Выступая на диспуте, Мариенгоф, по сути, ещё никакого отношения к театру не имел, но уже готовил себе и Есенину пространство для прорыва. Мариенгоф тогда только начал первую свою драму «Заговор дураков», одновременно Есенин приступил к своему «Пугачёву».

Есенину, между прочим, всего 26 лет — по нынешним меркам юноша. Мариенгофу вообще 24, а какие заявления делает, какая повадка самоуверенная.

Друзья-товарищи засели за исторические хроники. Пушкин смог написать «Бориса Годунова» — отчего бы им не суметь.

Любопытно было бы одним глазком увидеть эту картину.

— Послушай, Толя, что написал.

— Вяточка, посмотри, как получилось.

Сильнейшими рывками (прыжками!) развивались тогда молодые поэты.

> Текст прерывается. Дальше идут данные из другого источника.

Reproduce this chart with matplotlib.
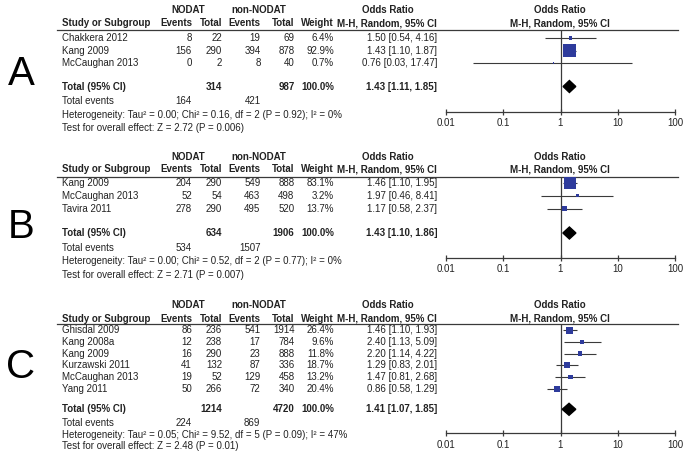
import matplotlib
matplotlib.use("Agg")
import matplotlib.pyplot as plt
from matplotlib.patches import Polygon

plt.rcParams['font.family'] = ['Liberation Sans', 'DejaVu Sans']

# ---- data ----
A_studies = ["Chakkera 2012", "Kang 2009", "McCaughan 2013"]
A_ev1 = [8, 156, 0]
A_tot1 = [22, 290, 2]
A_ev2 = [19, 394, 8]
A_tot2 = [69, 878, 40]
A_weight = [6.4, 92.9, 0.7]
A_or = [1.50, 1.43, 0.76]
A_lo = [0.54, 1.10, 0.03]
A_hi = [4.16, 1.87, 17.47]
A_sum = [314, 987, 164, 421]          # total NODAT, total non, events NODAT, events non
A_pooled = [1.43, 1.11, 1.85]
A_het = "Heterogeneity: Tau² = 0.00; Chi² = 0.16, df = 2 (P = 0.92); I² = 0%"
A_test = "Test for overall effect: Z = 2.72 (P = 0.006)"

B_studies = ["Kang 2009", "McCaughan 2013", "Tavira 2011"]
B_ev1 = [204, 52, 278]
B_tot1 = [290, 54, 290]
B_ev2 = [549, 463, 495]
B_tot2 = [888, 498, 520]
B_weight = [83.1, 3.2, 13.7]
B_or = [1.46, 1.97, 1.17]
B_lo = [1.10, 0.46, 0.58]
B_hi = [1.95, 8.41, 2.37]
B_sum = [634, 1906, 534, 1507]
B_pooled = [1.43, 1.10, 1.86]
B_het = "Heterogeneity: Tau² = 0.00; Chi² = 0.52, df = 2 (P = 0.77); I² = 0%"
B_test = "Test for overall effect: Z = 2.71 (P = 0.007)"

C_studies = ["Ghisdal 2009", "Kang 2008a", "Kang 2009", "Kurzawski 2011",
             "McCaughan 2013", "Yang 2011"]
C_ev1 = [86, 12, 16, 41, 19, 50]
C_tot1 = [236, 238, 290, 132, 52, 266]
C_ev2 = [541, 17, 23, 87, 129, 72]
C_tot2 = [1914, 784, 888, 336, 458, 340]
C_weight = [26.4, 9.6, 11.8, 18.7, 13.2, 20.4]
C_or = [1.46, 2.40, 2.20, 1.29, 1.47, 0.86]
C_lo = [1.10, 1.13, 1.14, 0.83, 0.81, 0.58]
C_hi = [1.93, 5.09, 4.22, 2.01, 2.68, 1.29]
C_sum = [1214, 4720, 224, 869]
C_pooled = [1.41, 1.07, 1.85]
C_het = "Heterogeneity: Tau² = 0.05; Chi² = 9.52, df = 5 (P = 0.09); I² = 47%"
C_test = "Test for overall effect: Z = 2.48 (P = 0.01)"

ticks = [0.01, 0.1, 1, 10, 100]
tick_labels = ["0.01", "0.1", "1", "10", "100"]

# ---- layout (pixels) ----
W, H = 686, 458
fig = plt.figure(figsize=(W / 100, H / 100), dpi=100)
ax = fig.add_axes([0, 0, 1, 1])
ax.set_xlim(0, W)
ax.set_ylim(H, 0)
ax.axis('off')

txt = '#222222'
lc = '#3a3a3a'
blue = '#2E3B9C'
fs = 7
x_study, x_ev1, x_tot1, x_ev2, x_tot2, x_w, x_ci = 62, 192, 222, 260.5, 294.5, 334, 437
x_f0, x_f1 = 446, 675


def t(x, y, s, ha='left', bold=False, size=fs):
    ax.text(x, y, s, ha=ha, va='center', fontsize=size, color=txt,
            fontweight='bold' if bold else 'normal')


def panel(letter, studies, ev1, tot1, ev2, tot2, weight, orr, lo, hi,
          summ, pooled, het, test, lay):
    h1, h2, line, row0, step, ytot, yev, yhet, ytest, yaxis, yletter = lay

    ax.text(21, yletter, letter, ha='center', va='center', fontsize=29, color='black')

    t(188, h1, "NODAT", 'center', True)
    t(259, h1, "non-NODAT", 'center', True)
    t(388, h1, "Odds Ratio", 'center', True)
    t(560, h1, "Odds Ratio", 'center', True)
    t(x_study, h2, "Study or Subgroup", bold=True)
    t(x_ev1, h2, "Events", 'right', True)
    t(x_tot1, h2, "Total", 'right', True)
    t(x_ev2, h2, "Events", 'right', True)
    t(x_tot2, h2, "Total", 'right', True)
    t(x_w, h2, "Weight", 'right', True)
    t(x_ci, h2, "M-H, Random, 95% CI", 'right', True)
    t(560, h2, "M-H, Random, 95% CI", 'center', True)
    ax.plot([57, 678], [line, line], color=lc, lw=0.9)

    ys = [row0 + i * step for i in range(len(studies))]
    for i, y in enumerate(ys):
        t(x_study, y, studies[i])
        t(x_ev1, y, str(ev1[i]), 'right')
        t(x_tot1, y, str(tot1[i]), 'right')
        t(x_ev2, y, str(ev2[i]), 'right')
        t(x_tot2, y, str(tot2[i]), 'right')
        t(x_w, y, f"{weight[i]:.1f}%", 'right')
        t(x_ci, y, f"{orr[i]:.2f} [{lo[i]:.2f}, {hi[i]:.2f}]", 'right')

    t(x_study, ytot, "Total (95% CI)", bold=True)
    t(x_tot1, ytot, str(summ[0]), 'right', True)
    t(x_tot2, ytot, str(summ[1]), 'right', True)
    t(x_w, ytot, "100.0%", 'right', True)
    t(x_ci, ytot, f"{pooled[0]:.2f} [{pooled[1]:.2f}, {pooled[2]:.2f}]", 'right', True)
    t(x_study, yev, "Total events")
    t(x_ev1, yev, str(summ[2]), 'right')
    t(x_ev2, yev, str(summ[3]), 'right')
    t(x_study, yhet, het)
    t(x_study, ytest, test)

    # forest plot
    fa = fig.add_axes([x_f0 / W, 1 - yaxis / H, (x_f1 - x_f0) / W, (yaxis - line) / H])
    fa.set_xscale('log')
    fa.set_xlim(0.01, 100)
    fa.set_ylim(yaxis, line)
    fa.patch.set_alpha(0)
    for s in ('left', 'right', 'top'):
        fa.spines[s].set_visible(False)
    fa.spines['bottom'].set_color(lc)
    fa.spines['bottom'].set_linewidth(0.9)
    fa.set_yticks([])
    fa.set_xticks(ticks)
    fa.set_xticklabels(tick_labels)
    fa.minorticks_off()
    fa.tick_params(axis='x', direction='inout', length=5, width=0.9, color=lc,
                   labelsize=fs, labelcolor=txt, pad=2)
    fa.axvline(1, color=lc, lw=0.9)
    fa.hlines(ys, lo, hi, color=lc, lw=0.8)
    fa.scatter(orr, ys, s=[w * 0.95 for w in weight], marker='s', color=blue,
               linewidths=0, zorder=3)
    est, plo, phi = pooled
    fa.add_patch(Polygon([(plo, ytot), (est, ytot - 6), (phi, ytot), (est, ytot + 6)],
                         closed=True, color='black', zorder=3))


panel("A", A_studies, A_ev1, A_tot1, A_ev2, A_tot2, A_weight, A_or, A_lo, A_hi,
      A_sum, A_pooled, A_het, A_test,
      (10, 23, 29.5, 38, 12.5, 86.5, 101, 115, 128, 111.5, 74))
panel("B", B_studies, B_ev1, B_tot1, B_ev2, B_tot2, B_weight, B_or, B_lo, B_hi,
      B_sum, B_pooled, B_het, B_test,
      (156.5, 169.5, 176.5, 182.5, 13.2, 233, 248, 261, 275, 258, 227))
panel("C", C_studies, C_ev1, C_tot1, C_ev2, C_tot2, C_weight, C_or, C_lo, C_hi,
      C_sum, C_pooled, C_het, C_test,
      (305, 318.5, 323.5, 330.2, 11.7, 409.3, 423.3, 435, 445.7, 433.3, 367))

fig.savefig("out.png", dpi=100)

От лирики — к революционным маршам, от революционных маршей — к сложновыстроенным модернистским поэмам, оттуда — в прошлое России.

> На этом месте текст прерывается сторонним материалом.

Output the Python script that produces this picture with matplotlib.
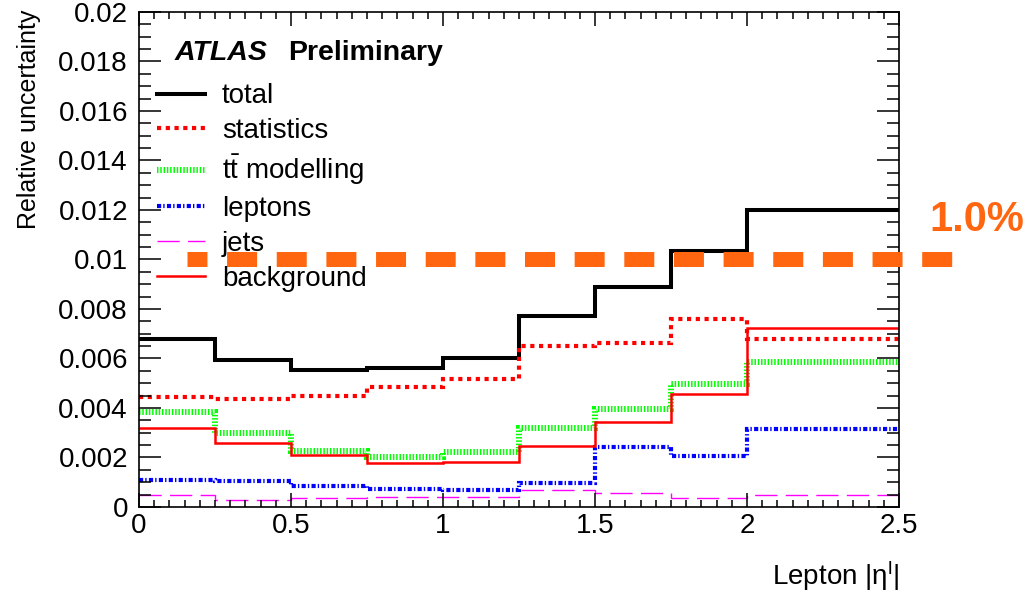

Сегодняшний поэт может полвека подряд переливать из одного стакана в другой, такой же — и всё о себе, лишь о себе. И кто-то после этого посмеет сказать, что Мариенгоф — поэт скромных масштабов? Да он по нашим временам — огромен. Просто он жил, как мы видим, в одной комнате с Есениным, и, образно говоря, по соседству с Маяковским, в одном шаге от Блока.

Жил бы в иные времена — многие потерялись бы у него в ногах…

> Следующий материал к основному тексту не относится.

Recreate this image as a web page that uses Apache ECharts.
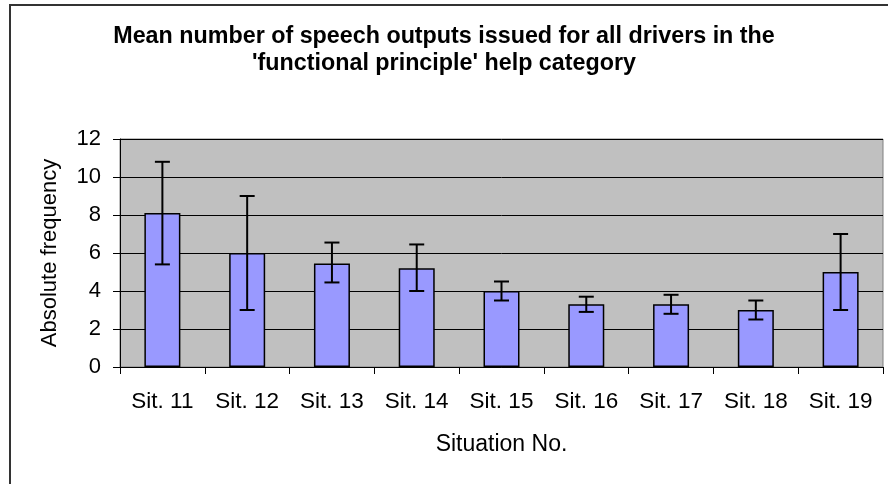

Обе задуманные молодыми имажинистами драмы — из XVIII века: у Мариенгофа правление Анны Иоанновны, у Есенина — Екатерины Великой. Далеко поэты друг от друга не уходили, чтобы не потеряться на просторах русской истории.

Есенина гулевая казачья удаль волновала всегда — ещё до революции он написал маленькую поэму «Ус» об одном из сподвижников Степана Разина, но ради справедливости всё-таки заметим, что это у Мариенгофа в 1919 году появятся стихи именно о Емельяне Пугачёве:

Разве ранее Русь не пёрла На дворянские скопом вотчины? Разве хрипом казачьего горла Целый край не бывал всколочен? Не одним лишь холопам плети На задах высекали раны — Величало Петром Третьим Полстраны мужика Емельяна…

Вслушайтесь: это ж есенинский «Пугачёв» — словно пред нами строфы, не вошедшие в его поэму. И напор тот же, и ритм, и рифмовка.

Мариенгофу надо отдать должное: он, отлично понимая, под чьим влиянием Есенин сочинял «Кобыльи корабли», с чьей мелодии спеты «Эх вы, сани! А кони, кони!..» и так далее, и тому подобное — ни в одних своих воспоминаниях на это не намекал: а вот посмотрите, как у Серёжи появилось это и откуда проросло то.

Мариенгоф был щедрым другом.

В начале того же 1921-го Мариенгоф и Есенин близко сходятся с Мейерхольдом — театральный режиссёр заходит к ним в гости.